Dem ersten Teil des Films, der sich mit Hannahs Flucht vor der radioaktiven Wolke befasst, fehlt es unerklärlicherweise an Spannung und das Chaos, das einer Katastrophe folgen sollte, kommt nicht so richtig in Fahrt. Stattdessen schwingen sich Hannah und ihr kleiner Bruder aufs Fahrrad, um dem atomaren Fallout zu entkommen. Auch die vermeintliche Sonnenallergie des Jungen vermag keine Spannung in die Radtour durch herrlichen Sonnenschein zu bringen.
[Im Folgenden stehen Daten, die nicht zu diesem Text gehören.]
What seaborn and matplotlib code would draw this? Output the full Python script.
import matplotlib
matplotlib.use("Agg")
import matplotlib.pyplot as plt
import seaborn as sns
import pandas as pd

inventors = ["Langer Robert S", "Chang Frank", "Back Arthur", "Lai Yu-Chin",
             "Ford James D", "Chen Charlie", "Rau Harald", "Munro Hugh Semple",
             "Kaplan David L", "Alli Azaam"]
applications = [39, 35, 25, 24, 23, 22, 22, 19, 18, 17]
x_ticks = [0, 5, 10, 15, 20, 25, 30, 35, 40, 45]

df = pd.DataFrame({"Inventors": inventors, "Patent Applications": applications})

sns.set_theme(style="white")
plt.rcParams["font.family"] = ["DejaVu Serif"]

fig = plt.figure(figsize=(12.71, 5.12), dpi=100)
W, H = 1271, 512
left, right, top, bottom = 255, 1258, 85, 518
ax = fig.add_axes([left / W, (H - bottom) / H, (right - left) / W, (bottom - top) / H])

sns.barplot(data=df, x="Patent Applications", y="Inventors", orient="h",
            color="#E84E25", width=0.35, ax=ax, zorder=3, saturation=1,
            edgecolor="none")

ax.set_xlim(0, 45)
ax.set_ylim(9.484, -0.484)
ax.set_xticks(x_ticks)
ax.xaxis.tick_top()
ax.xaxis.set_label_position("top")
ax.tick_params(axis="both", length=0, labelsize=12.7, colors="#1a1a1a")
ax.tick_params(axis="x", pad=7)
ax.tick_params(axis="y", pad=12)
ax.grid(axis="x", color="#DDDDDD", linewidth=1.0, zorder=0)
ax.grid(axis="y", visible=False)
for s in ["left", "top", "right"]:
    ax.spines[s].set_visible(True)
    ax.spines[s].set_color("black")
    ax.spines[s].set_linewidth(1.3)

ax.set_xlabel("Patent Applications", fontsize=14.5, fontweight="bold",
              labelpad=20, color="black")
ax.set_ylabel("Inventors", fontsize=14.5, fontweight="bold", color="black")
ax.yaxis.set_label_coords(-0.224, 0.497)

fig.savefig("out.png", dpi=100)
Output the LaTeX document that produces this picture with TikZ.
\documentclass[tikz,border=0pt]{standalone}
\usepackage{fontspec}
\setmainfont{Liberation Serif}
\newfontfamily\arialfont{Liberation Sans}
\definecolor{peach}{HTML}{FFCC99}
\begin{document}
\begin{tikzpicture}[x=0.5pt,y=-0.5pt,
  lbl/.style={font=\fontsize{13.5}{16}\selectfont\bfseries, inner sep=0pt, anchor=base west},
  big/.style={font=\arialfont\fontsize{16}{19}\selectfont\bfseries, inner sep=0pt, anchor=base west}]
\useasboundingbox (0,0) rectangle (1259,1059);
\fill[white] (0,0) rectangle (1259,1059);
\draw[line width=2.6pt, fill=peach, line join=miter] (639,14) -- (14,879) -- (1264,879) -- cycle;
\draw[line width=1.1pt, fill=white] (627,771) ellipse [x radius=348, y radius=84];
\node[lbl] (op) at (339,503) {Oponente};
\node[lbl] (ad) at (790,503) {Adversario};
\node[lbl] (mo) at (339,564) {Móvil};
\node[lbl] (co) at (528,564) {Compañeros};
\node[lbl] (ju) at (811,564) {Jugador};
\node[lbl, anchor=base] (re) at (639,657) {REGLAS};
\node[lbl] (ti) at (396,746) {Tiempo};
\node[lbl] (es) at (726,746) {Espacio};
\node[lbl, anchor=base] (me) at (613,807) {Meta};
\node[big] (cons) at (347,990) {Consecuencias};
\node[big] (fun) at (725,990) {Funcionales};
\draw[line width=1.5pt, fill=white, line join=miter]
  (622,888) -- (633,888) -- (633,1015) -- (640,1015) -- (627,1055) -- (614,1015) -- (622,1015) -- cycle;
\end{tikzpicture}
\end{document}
Ziemlich abrupt endet die langsame Flucht zunächst, als Uli auf einer Straße von einem Auto überrollt wird. Viel Zeit, um den Tod der wichtigen Nebenfigur zu verdauen, bleibt dem Zuschauer aber nicht. Der Leichnam wird einfach ins Maisfeld geschleppt und Hannah findet – Glück im Unglück! - dabei auch gleich eine Mitfahrgelegenheit zum nächsten Bahnhof, der zur letzten Rettung der Fliehenden geworden ist. Selten erfreute sich die Deutsche Bahn eines solchen Ansturms, denn sie hat Sonderzüge zur Evakuierung eingesetzt. Sonderzüge gibt es also in diesem Filmdesaster, aber nicht einen Hubschrauber am Himmel geschweige denn sonstige Spuren eines Katastrophenschutzprogramms. Es ist, als würde die Katastrophe in einem Vakuum passieren, als sei der Rest der Welt ausgestorben. Merkwürdig.
Seltsam geht es auch im zweiten Teil des apokalyptischen Dramas weiter. Von Weltuntergangsstimmung lässt Regisseur Gregor Schnitzler den Film nun in die Art von Inszenierung rutschen, die ihm am besten zu liegen scheint: Episodenartige Gefühlsduselei. Hannahs Leben nach dem Super-GAU wird nun in kleinen Ausschnitten erzählt. Zwar handeln diese auch durchaus Kritik an der Folge der Nutzung von Kernenergie ab, aber im Vordergrund steht eindeutig das neuauflebende Liebesglück von Hannah und Elmar, das in regelmäßigen Abständen von Schicksalsschlägen geplagt wird, die die beiden aber erstaunlich gut überstehen. Extrem tränenreich und emotional geladen wirken Szenen oft ekelhaft manipulativ und alles andere als realistisch.
"Die Wolke"-Regisseur Schnitzler lehnt sich weit aus dem Fenster und spricht seinem Film sogar Qualitäten großer Hollywoodfilme zu. Aber der Traum vom Liebesepos made in Germany, das sich mit amerikanischen Produktionen messen kann, bleibt vorerst kaum mehr als ein Luftschloss.
FAZIT
Dass "Die Wolke" das brisante Thema der Atomenergie behandelt und einen klaren Standpunkt gegen die Nutzung von Atomkraftwerken bezieht, setzt in einer Zeit, in der Tschernobyl und Harrisburg fast in Vergessenheit geraten sind, ein klares Zeichen für den Ausstieg aus der Kernenergie. Die politische Botschaft ist da, aber beim Kern des Films, der Liebesgeschichte vor dem Hintergrund der Atomkatastrophe, hapert es einfach an allem. "Die Wolke" ist leider ein GAU – ein größter anzunehmender Unfall – der besonderen Art, der sich nach der ersten Hälfte als unrettbar erweist und zur Teenagersoap verkommt. Schade eigentlich bei diesem so wichtigem Thema.